I’m not talking necessarily talking books of business in the millions of dollars, but enough so that each attorney is able to feed themselves, and I am not talking “eat what you kill” compensation systems. Moving forward, service partners will only be in demand when times are flush, and the business is over-flowing. But their jobs will always be on the line.
At prior firms I have seen specific rainmaker/service partner relationships that work well, when times are good. But, once a practice slows down due to the loss of the service partner to retirement or another firm, for instance, or the slowing of the economy that most firms have felt these past couple years, who is the first attorney to be shown the door? The rainmaker. No. The attorney with the capability to make rain? Not right away. Or the service partner?? Ding, ding, ding, ding.
I know that a lot of lawyers went to law school to be lawyers, and not necessarily businessmen and women, or, worse yet, salespersons.
However, the practice of law has evolved dramatically over the 11-plus years that I have been in legal marketing. The institutional clients, who were passed down from senior partner to junior partner, the bread and butter of the firm for the past 75 years or more, no longer exist nor can they be depended upon for new and sustainable business. In addition, as firms have grown over the years, they have become multi-million, hundreds of million, or BILLION dollar businesses, and are now managed that way.
I also know that the skills necessary to make it to the top of your class in law school are not necessarily the skills that are needed to prepare you for a career as a legal rainmaker. And, unfortunately, most firms expect you to develop and learn these skills intuitively, and do not provide business development training and coaching as a part of their culture.
The WSJ Blog concluded with this:
So what about rainmaking — or “client development” in the more antiseptic law-firm parlance — is so risky? We’re not entirely sure. But here’s a thought: Bringing in business — at least in its rawest form — involves a bit of gladhanding and salesmanship, which, yes, isn’t always going to work. So the risk is that such efforts will fail, something that lots of lawyers just don’t have the stomach for.
Wow. How depressing.
I’m not going to leave you hanging there. We’re about solutions at The Legal Watercooler. So here are three things you can do today:
1. Personally invest in coaching & business development training
If your firm won’t pay for coaching or training, pay for it yourself. You’re still making a pretty good salary. And considering you’ve already invested tens of thousands into your education, what’s a couple thousand more? There are a wide range of companies and consultants who offer training and/or coaching in every market in the United States. You can expect to spend a minimum of $200 a month for coaching, and $2500-$5000 for business development training, which might or might not include one-on-one follow-up coaching.
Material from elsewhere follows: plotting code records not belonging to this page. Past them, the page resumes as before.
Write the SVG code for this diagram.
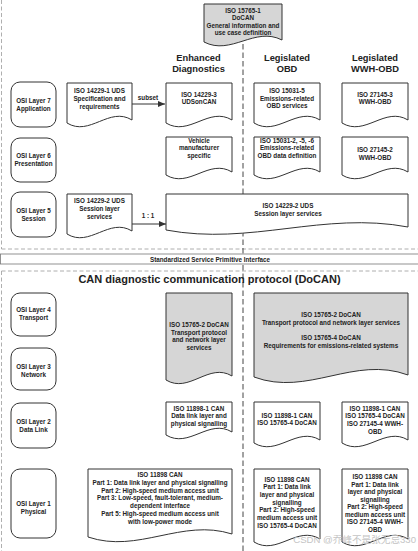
<svg xmlns="http://www.w3.org/2000/svg" width="418" height="551" viewBox="0 0 418 551">
<style>
.t{font-family:"Liberation Sans",Arial,sans-serif;font-weight:bold;font-size:6.3px;fill:#222;text-anchor:middle}
.h{font-family:"Liberation Sans",Arial,sans-serif;font-weight:bold;font-size:9.3px;fill:#222;text-anchor:middle}
.ttl{font-family:"Liberation Sans",Arial,sans-serif;font-weight:bold;font-size:11px;fill:#222;text-anchor:middle}
.doc{fill:#fff;stroke:#333;stroke-width:1}
.gdoc{fill:#d6d6d6;stroke:#333;stroke-width:1}
.osi{fill:#fff;stroke:#333;stroke-width:1}
.frame{fill:none;stroke:#9a9a9a;stroke-width:0.8;stroke-dasharray:4 2.5}
.mid{fill:none;stroke:#444;stroke-width:1;stroke-dasharray:5.5 3}
.conn{stroke:#333;stroke-width:1;fill:none}
.wm{font-family:"Liberation Sans","Noto Sans CJK SC",sans-serif;font-size:9.6px;fill:#c4c4c4;text-anchor:end}
</style>
<defs>
<marker id="arr" markerWidth="8" markerHeight="6" refX="7" refY="3" orient="auto" markerUnits="userSpaceOnUse">
<path d="M0,0 L7,3 L0,6 Z" fill="#333"/>
</marker>
</defs>
<rect x="0" y="0" width="418" height="551" fill="#fff"/>
<g id="frame">
<path class="frame" d="M1.5 0 V249 M1.5 249 H418 M1.5 271 V551 M1.5 271 H418"/>
<path class="mid" d="M243 44 V551"/>
</g>
<g id="spi">
<rect x="0.5" y="254" width="420" height="10" fill="#fff" stroke="#777" stroke-width="0.8"/>
<text class="t" x="210" y="262">Standardized Service Primitive Interface</text>
</g>
<g id="headers">
<text class="h" x="198.5" y="60.5">Enhanced</text>
<text class="h" x="198.5" y="72">Diagnostics</text>
<text class="h" x="287" y="60.5">Legislated</text>
<text class="h" x="287" y="72">OBD</text>
<text class="h" x="375" y="60.5">Legislated</text>
<text class="h" x="375" y="72">WWH-OBD</text>
<text class="ttl" x="209.5" y="283">CAN diagnostic communication protocol (DoCAN)</text>
</g>
<g id="doc-15765-1">
<path class="gdoc" d="M204 4 H282 V40 C254.7 26, 231.3 56, 204 42 Z"/>
<text class="t" x="243" y="12.5">ISO 15765-1</text>
<text class="t" x="243" y="20">DoCAN</text>
<text class="t" x="243" y="27.5">General information and</text>
<text class="t" x="243" y="35">use case definition</text>
</g>
<g id="osi7">
<rect class="osi" x="11" y="82" width="45" height="45" rx="9"/>
<text class="t" x="33.5" y="102.5">OSI Layer 7</text>
<text class="t" x="33.5" y="110.5">Application</text>
</g>
<g id="osi6">
<rect class="osi" x="11" y="138" width="45" height="44" rx="9"/>
<text class="t" x="33.5" y="158">OSI Layer 6</text>
<text class="t" x="33.5" y="165.7">Presentation</text>
</g>
<g id="osi5">
<rect class="osi" x="11" y="192" width="45" height="45" rx="9"/>
<text class="t" x="33.5" y="213.3">OSI Layer 5</text>
<text class="t" x="33.5" y="221">Session</text>
</g>
<g id="osi4">
<rect class="osi" x="11" y="293" width="45" height="43" rx="9"/>
<text class="t" x="33.5" y="312.3">OSI Layer 4</text>
<text class="t" x="33.5" y="320">Transport</text>
</g>
<g id="osi3">
<rect class="osi" x="11" y="348" width="45" height="42" rx="9"/>
<text class="t" x="33.5" y="369">OSI Layer 3</text>
<text class="t" x="33.5" y="376.7">Network</text>
</g>
<g id="osi2">
<rect class="osi" x="11" y="403" width="45" height="45" rx="9"/>
<text class="t" x="33.5" y="424">OSI Layer 2</text>
<text class="t" x="33.5" y="431.7">Data Link</text>
</g>
<g id="osi1">
<rect class="osi" x="11" y="469" width="45" height="69" rx="9"/>
<text class="t" x="33.5" y="506.3">OSI Layer 1</text>
<text class="t" x="33.5" y="514">Physical</text>
</g>
<g id="doc-14229-1">
<path class="doc" d="M67 83 H132 V120 C109.25 106, 89.75 137, 67 123 Z"/>
<text class="t" x="99.5" y="93">ISO 14229-1 UDS</text>
<text class="t" x="99.5" y="101">Specification and</text>
<text class="t" x="99.5" y="109">requirements</text>
</g>
<g id="doc-14229-3">
<path class="doc" d="M166 83 H232 V120 C208.9 106, 189.1 137, 166 123 Z"/>
<text class="t" x="199" y="96.5">ISO 14229-3</text>
<text class="t" x="199" y="104.2">UDSonCAN</text>
</g>
<g id="doc-15031-5">
<path class="doc" d="M254 83 H320 V120 C296.9 106, 277.1 137, 254 123 Z"/>
<text class="t" x="287" y="93">ISO 15031-5</text>
<text class="t" x="287" y="100.7">Emissions-related</text>
<text class="t" x="287" y="108.4">OBD services</text>
</g>
<g id="doc-27145-3">
<path class="doc" d="M342 83 H408 V120 C384.9 106, 365.1 137, 342 123 Z"/>
<text class="t" x="375" y="96.5">ISO 27145-3</text>
<text class="t" x="375" y="104.2">WWH-OBD</text>
</g>
<g id="doc-vm">
<path class="doc" d="M166 137 H232 V172 C208.9 158, 189.1 189, 166 175 Z"/>
<text class="t" x="199" y="142.5">Vehicle</text>
<text class="t" x="199" y="150.2">manufacturer</text>
<text class="t" x="199" y="157.9">specific</text>
</g>
<g id="doc-15031-2">
<path class="doc" d="M254 137 H320 V172 C296.9 158, 277.1 189, 254 175 Z"/>
<text class="t" x="287" y="142.5">ISO 15031-2, -5, -6</text>
<text class="t" x="287" y="150.2">Emissions-related</text>
<text class="t" x="287" y="157.9">OBD data definition</text>
</g>
<g id="doc-27145-2">
<path class="doc" d="M342 137 H408 V172 C384.9 158, 365.1 189, 342 175 Z"/>
<text class="t" x="375" y="152.3">ISO 27145-2</text>
<text class="t" x="375" y="160">WWH-OBD</text>
</g>
<g id="doc-14229-2">
<path class="doc" d="M67 194 H132 V231 C109.25 217, 89.75 248, 67 234 Z"/>
<text class="t" x="99.5" y="203.3">ISO 14229-2 UDS</text>
<text class="t" x="99.5" y="211.2">Session layer</text>
<text class="t" x="99.5" y="219">services</text>
</g>
<g id="doc-14229-2-wide">
<path class="doc" d="M166 194 H408 V227 C323.3 211, 250.7 246, 166 230 Z"/>
<text class="t" x="288" y="208">ISO 14229-2 UDS</text>
<text class="t" x="288" y="216">Session layer services</text>
</g>
<g id="doc-15765-2-enh">
<path class="gdoc" d="M166 293 H232 V376 C208.9 362, 189.1 394, 166 380 Z"/>
<text class="t" x="199" y="327">ISO 15765-2 DoCAN</text>
<text class="t" x="199" y="334.7">Transport protocol</text>
<text class="t" x="199" y="342.4">and network layer</text>
<text class="t" x="199" y="350.1">services</text>
</g>
<g id="doc-15765-2-leg">
<path class="gdoc" d="M254 293 H408 V375 C354.1 355, 307.9 397, 254 377 Z"/>
<text class="t" x="331" y="316.5">ISO 15765-2 DoCAN</text>
<text class="t" x="331" y="324.5">Transport protocol and network layer services</text>
<text class="t" x="331" y="339.5">ISO 15765-4 DoCAN</text>
<text class="t" x="331" y="347.5">Requirements for emissions-related systems</text>
</g>
<g id="doc-11898-1-enh">
<path class="doc" d="M166 402 H232 V432 C208.9 418, 189.1 449, 166 435 Z"/>
<text class="t" x="199" y="410.5">ISO 11898-1 CAN</text>
<text class="t" x="199" y="418.3">Data link layer and</text>
<text class="t" x="199" y="426.1">physical signalling</text>
</g>
<g id="doc-11898-1-obd">
<path class="doc" d="M254 402 H320 V440 C296.9 426, 277.1 457, 254 443 Z"/>
<text class="t" x="287" y="417.5">ISO 11898-1 CAN</text>
<text class="t" x="287" y="425.3">ISO 15765-4 DoCAN</text>
</g>
<g id="doc-11898-1-wwh">
<path class="doc" d="M342 402 H408 V440 C384.9 426, 365.1 457, 342 443 Z"/>
<text class="t" x="375" y="410.5">ISO 11898-1 CAN</text>
<text class="t" x="375" y="418.2">ISO 15765-4 DoCAN</text>
<text class="t" x="375" y="425.9">ISO 27145-4 WWH-</text>
<text class="t" x="375" y="433.6">OBD</text>
</g>
<g id="doc-11898-enh">
<path class="doc" d="M88 469 H232 V534 C181.6 518, 138.4 554, 88 537 Z"/>
<text class="t" x="160" y="477">ISO 11898 CAN</text>
<text class="t" x="160" y="484.8">Part 1: Data link layer and physical signalling</text>
<text class="t" x="160" y="492.6">Part 2: High-speed medium access unit</text>
<text class="t" x="160" y="500.4">Part 3: Low-speed, fault-tolerant, medium-</text>
<text class="t" x="160" y="508.2">dependent interface</text>
<text class="t" x="160" y="516">Part 5: High-speed medium access unit</text>
<text class="t" x="160" y="523.8">with low-power mode</text>
</g>
<g id="doc-11898-obd">
<path class="doc" d="M254 469 H320 V539 C296.9 525, 277.1 556, 254 542 Z"/>
<text class="t" x="287" y="481.5">ISO 11898 CAN</text>
<text class="t" x="287" y="489.2">Part 1: Data link</text>
<text class="t" x="287" y="496.9">layer and physical</text>
<text class="t" x="287" y="504.6">signalling</text>
<text class="t" x="287" y="512.3">Part 2: High-speed</text>
<text class="t" x="287" y="520">medium access unit</text>
<text class="t" x="287" y="527.7">ISO 15765-4 DoCAN</text>
</g>
<g id="doc-11898-wwh">
<path class="doc" d="M342 469 H408 V539 C384.9 525, 365.1 556, 342 542 Z"/>
<text class="t" x="375" y="479">ISO 11898 CAN</text>
<text class="t" x="375" y="486.5">Part 1: Data link</text>
<text class="t" x="375" y="494">layer and physical</text>
<text class="t" x="375" y="501.5">signalling</text>
<text class="t" x="375" y="509">Part 2: High-speed</text>
<text class="t" x="375" y="516.5">medium access unit</text>
<text class="t" x="375" y="524">ISO 27145-4 WWH-</text>
<text class="t" x="375" y="531.5">OBD</text>
</g>
<g id="connectors">
<line class="conn" x1="132" y1="104" x2="165" y2="104" marker-end="url(#arr)"/>
<text class="t" x="148" y="100">subset</text>
<line class="conn" x1="132" y1="224" x2="166" y2="224" marker-end="url(#arr)"/>
<text class="t" x="148" y="218">1 : 1</text>
</g>
<text class="wm" x="416" y="543">CSDN @乔峰不是张无忌330</text>
</svg>
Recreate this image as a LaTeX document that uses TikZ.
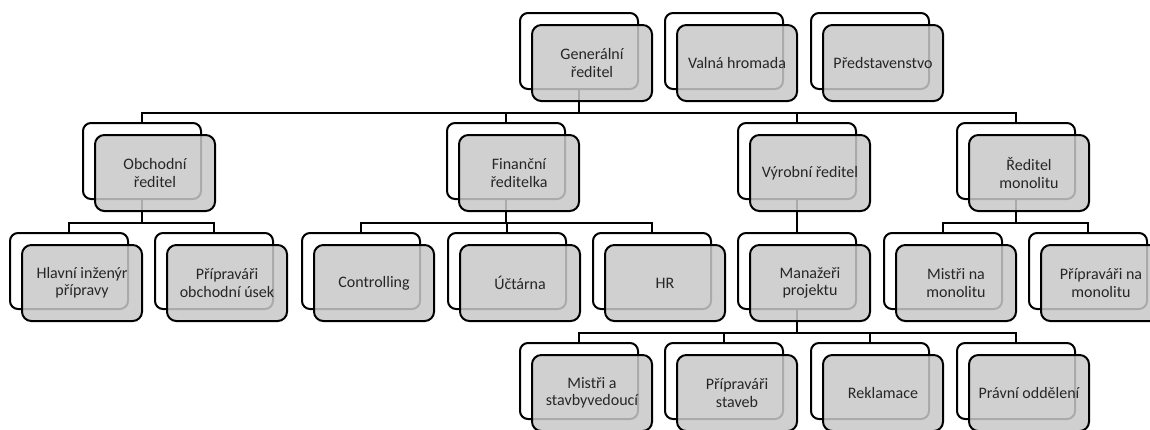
\documentclass[tikz,border=0pt]{standalone}
\usepackage{fontspec}
\setmainfont{Carlito}
\begin{document}
\begin{tikzpicture}[x=0.75pt,y=-0.75pt,
  backbox/.style={draw=black,line width=1.5pt,fill=white,rounded corners=6pt,
    minimum width=88.5pt,minimum height=57pt,inner sep=0pt},
  frontbox/.style={draw=black,line width=1.5pt,fill=cardgray,fill opacity=0.85,
    text opacity=1,rounded corners=7pt,minimum width=90pt,minimum height=57pt,
    inner sep=0pt,align=center,text=black!85,font=\fontsize{12}{13}\selectfont},
  link/.style={draw=black,line width=1.5pt}]
\definecolor{cardgray}{RGB}{200,200,200}
\clip (0,0) rectangle (1150,429);
\fill[white] (0,0) rectangle (1150,429);

% back cards
\node[backbox] (gen-b)  at (579,51) {};
\node[backbox] (valna-b) at (724,51) {};
\node[backbox] (pred-b) at (870,51) {};

\node[backbox] (obch-b) at (142,161) {};
\node[backbox] (fin-b)  at (506,161) {};
\node[backbox] (vyr-b)  at (797,161) {};
\node[backbox] (mono-b) at (1016,161) {};

\node[backbox] (hlav-b) at (69,271) {};
\node[backbox] (pobch-b) at (214,271) {};
\node[backbox] (ctrl-b) at (361,271) {};
\node[backbox] (ucet-b) at (507,271) {};
\node[backbox] (hr-b)   at (652,271) {};
\node[backbox] (man-b)  at (797,271) {};
\node[backbox] (mmon-b) at (943,271) {};
\node[backbox] (pmon-b) at (1088,271) {};

\node[backbox] (mist-b) at (579,381) {};
\node[backbox] (pst-b)  at (724,381) {};
\node[backbox] (rekl-b) at (870,381) {};
\node[backbox] (prav-b) at (1016,381) {};

% connectors
\draw[link] (gen-b.south) -- ++(0,23) -| (obch-b.north);
\draw[link] (gen-b.south) -- ++(0,23) -| (fin-b.north);
\draw[link] (gen-b.south) -- ++(0,23) -| (vyr-b.north);
\draw[link] (gen-b.south) -- ++(0,23) -| (mono-b.north);

\draw[link] (obch-b.south) -- ++(0,23) -| (hlav-b.north);
\draw[link] (obch-b.south) -- ++(0,23) -| (pobch-b.north);

\draw[link] (fin-b.south) -- ++(0,23) -| (ctrl-b.north);
\draw[link] (fin-b.south) -- ++(0,23) -| (ucet-b.north);
\draw[link] (fin-b.south) -- ++(0,23) -| (hr-b.north);

\draw[link] (vyr-b.south) -- (man-b.north);

\draw[link] (mono-b.south) -- ++(0,23) -| (mmon-b.north);
\draw[link] (mono-b.south) -- ++(0,23) -| (pmon-b.north);

\draw[link] (man-b.south) -- ++(0,23) -| (mist-b.north);
\draw[link] (man-b.south) -- ++(0,23) -| (pst-b.north);
\draw[link] (man-b.south) -- ++(0,23) -| (rekl-b.north);
\draw[link] (man-b.south) -- ++(0,23) -| (prav-b.north);

% front cards
\node[frontbox] (gen)   at ([shift={(13,12)}]gen-b.center) {Generální\\ředitel};
\node[frontbox] (valna) at ([shift={(13,12)}]valna-b.center) {Valná hromada};
\node[frontbox] (pred)  at ([shift={(13,12)}]pred-b.center) {Představenstvo};

\node[frontbox] (obch)  at ([shift={(13,12)}]obch-b.center) {Obchodní\\ředitel};
\node[frontbox] (fin)   at ([shift={(13,12)}]fin-b.center) {Finanční\\ředitelka};
\node[frontbox] (vyr)   at ([shift={(13,12)}]vyr-b.center) {Výrobní ředitel};
\node[frontbox] (mono)  at ([shift={(13,12)}]mono-b.center) {Ředitel\\monolitu};

\node[frontbox] (hlav)  at ([shift={(13,12)}]hlav-b.center) {Hlavní inženýr\\přípravy};
\node[frontbox] (pobch) at ([shift={(13,12)}]pobch-b.center) {Přípraváři\\obchodní úsek};
\node[frontbox] (ctrl)  at ([shift={(13,12)}]ctrl-b.center) {Controlling};
\node[frontbox] (ucet)  at ([shift={(13,12)}]ucet-b.center) {Účtárna};
\node[frontbox] (hr)    at ([shift={(13,12)}]hr-b.center) {HR};
\node[frontbox] (man)   at ([shift={(13,12)}]man-b.center) {Manažeři\\projektu};
\node[frontbox] (mmon)  at ([shift={(13,12)}]mmon-b.center) {Mistři na\\monolitu};
\node[frontbox] (pmon)  at ([shift={(13,12)}]pmon-b.center) {Přípraváři na\\monolitu};

\node[frontbox] (mist)  at ([shift={(13,12)}]mist-b.center) {Mistři a\\stavbyvedoucí};
\node[frontbox] (pst)   at ([shift={(13,12)}]pst-b.center) {Přípraváři\\staveb};
\node[frontbox] (rekl)  at ([shift={(13,12)}]rekl-b.center) {Reklamace};
\node[frontbox] (prav)  at ([shift={(13,12)}]prav-b.center) {Právní oddělení};
\end{tikzpicture}
\end{document}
2. Take advantage of your firm’s marketing department, or local Legal Marketing Association.
If your firm has a marketing department, make use of their time. Take a marketer to lunch and pick their brain for things you can do to enhance your practice … and do them.
If your firm doesn’t have a marketing department, check out your local Legal Marketing Association and attend some of their monthly meetings. We’re a friendly bunch and pretty helpful. Make contact with the local chapter president, and have them introduce you around the meeting. There are also numerous legal marketing blogs you can follow.
3. Take a rainmaker to lunch.
Identify the rainmakers in your firm and take each one to lunch. Ask them how they built their practices. I promise that each one has a style all their own and you will pick up new and useful information that will help you build your legal practice.
If this is not feasible, look to your law school alumni association. Who amongst your locally practicing alum has a prominent or successful practice? Call them up and ask to take them to lunch. Prey on their ego. The worst thing they can do is say no.
Making rain for MOST lawyers is not intuitive or instinctual, so don’t feel bad if it doesn’t feel natural, but the skills can be learned if you avail yourselves of the resources … and the resources are out there. You just have to invest your time, and perhaps your money.